#### [Stated task]
Your task is to retype, word for word, the lines from the start of the data through the line holding "from matplotlib.patches import Rectangle". Do not include the pictures.
==== Given information
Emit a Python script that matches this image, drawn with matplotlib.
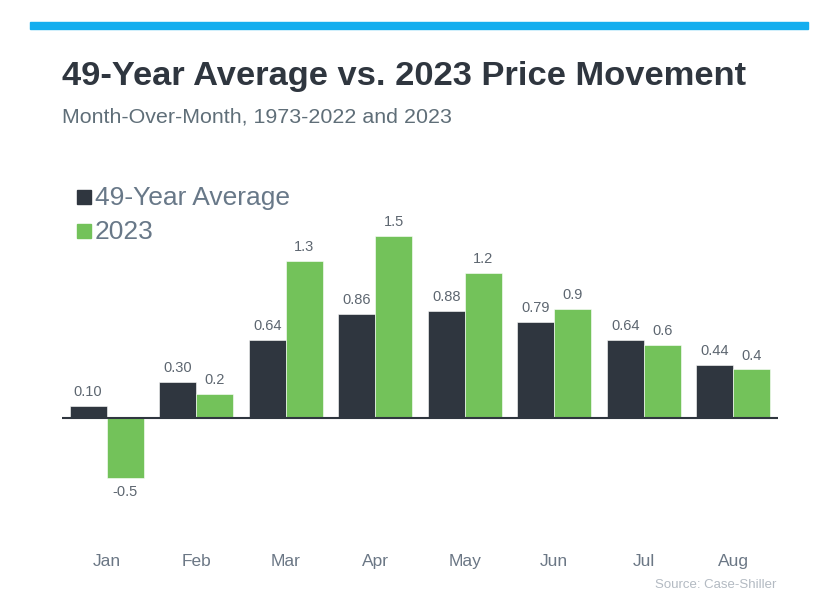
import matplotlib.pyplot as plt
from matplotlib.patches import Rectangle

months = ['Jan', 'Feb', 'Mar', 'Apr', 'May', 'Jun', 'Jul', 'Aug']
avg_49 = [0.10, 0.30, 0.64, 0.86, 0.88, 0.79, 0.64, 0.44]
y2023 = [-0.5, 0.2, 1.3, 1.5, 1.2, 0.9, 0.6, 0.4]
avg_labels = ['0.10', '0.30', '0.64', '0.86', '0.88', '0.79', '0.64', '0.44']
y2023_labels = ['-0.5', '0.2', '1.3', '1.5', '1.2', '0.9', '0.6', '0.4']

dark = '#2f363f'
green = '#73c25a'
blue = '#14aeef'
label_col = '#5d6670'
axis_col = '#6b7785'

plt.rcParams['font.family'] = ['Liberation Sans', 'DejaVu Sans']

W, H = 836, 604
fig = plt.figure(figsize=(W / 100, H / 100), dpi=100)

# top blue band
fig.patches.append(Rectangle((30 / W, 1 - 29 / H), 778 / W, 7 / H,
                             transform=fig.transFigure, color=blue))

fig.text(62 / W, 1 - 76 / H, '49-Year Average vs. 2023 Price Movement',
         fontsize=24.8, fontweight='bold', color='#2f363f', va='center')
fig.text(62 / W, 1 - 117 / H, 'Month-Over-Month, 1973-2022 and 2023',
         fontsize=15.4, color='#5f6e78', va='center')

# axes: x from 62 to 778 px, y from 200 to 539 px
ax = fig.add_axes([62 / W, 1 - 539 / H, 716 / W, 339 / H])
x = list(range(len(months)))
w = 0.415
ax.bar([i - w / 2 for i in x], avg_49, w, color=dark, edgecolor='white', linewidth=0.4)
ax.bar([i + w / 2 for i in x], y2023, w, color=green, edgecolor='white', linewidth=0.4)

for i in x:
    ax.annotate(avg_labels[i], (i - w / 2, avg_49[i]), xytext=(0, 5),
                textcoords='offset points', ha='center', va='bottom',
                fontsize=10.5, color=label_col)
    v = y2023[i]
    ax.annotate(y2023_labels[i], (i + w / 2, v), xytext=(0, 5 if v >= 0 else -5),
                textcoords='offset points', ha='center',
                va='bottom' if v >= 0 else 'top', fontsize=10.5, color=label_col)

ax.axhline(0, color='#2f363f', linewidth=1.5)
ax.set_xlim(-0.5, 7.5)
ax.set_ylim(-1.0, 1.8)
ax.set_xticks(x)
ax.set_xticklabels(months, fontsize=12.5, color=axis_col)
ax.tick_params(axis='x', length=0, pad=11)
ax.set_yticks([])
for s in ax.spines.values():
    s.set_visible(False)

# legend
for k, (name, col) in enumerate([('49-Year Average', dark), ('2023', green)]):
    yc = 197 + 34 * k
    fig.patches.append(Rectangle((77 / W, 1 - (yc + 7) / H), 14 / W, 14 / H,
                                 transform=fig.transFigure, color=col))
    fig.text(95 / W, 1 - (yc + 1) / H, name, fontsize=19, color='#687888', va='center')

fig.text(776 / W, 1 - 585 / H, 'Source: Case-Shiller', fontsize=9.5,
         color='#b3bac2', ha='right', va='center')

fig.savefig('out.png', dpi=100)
========
#### [Exercise response]
Emit a Python script that matches this image, drawn with matplotlib.
import matplotlib.pyplot as plt
from matplotlib.patches import Rectangle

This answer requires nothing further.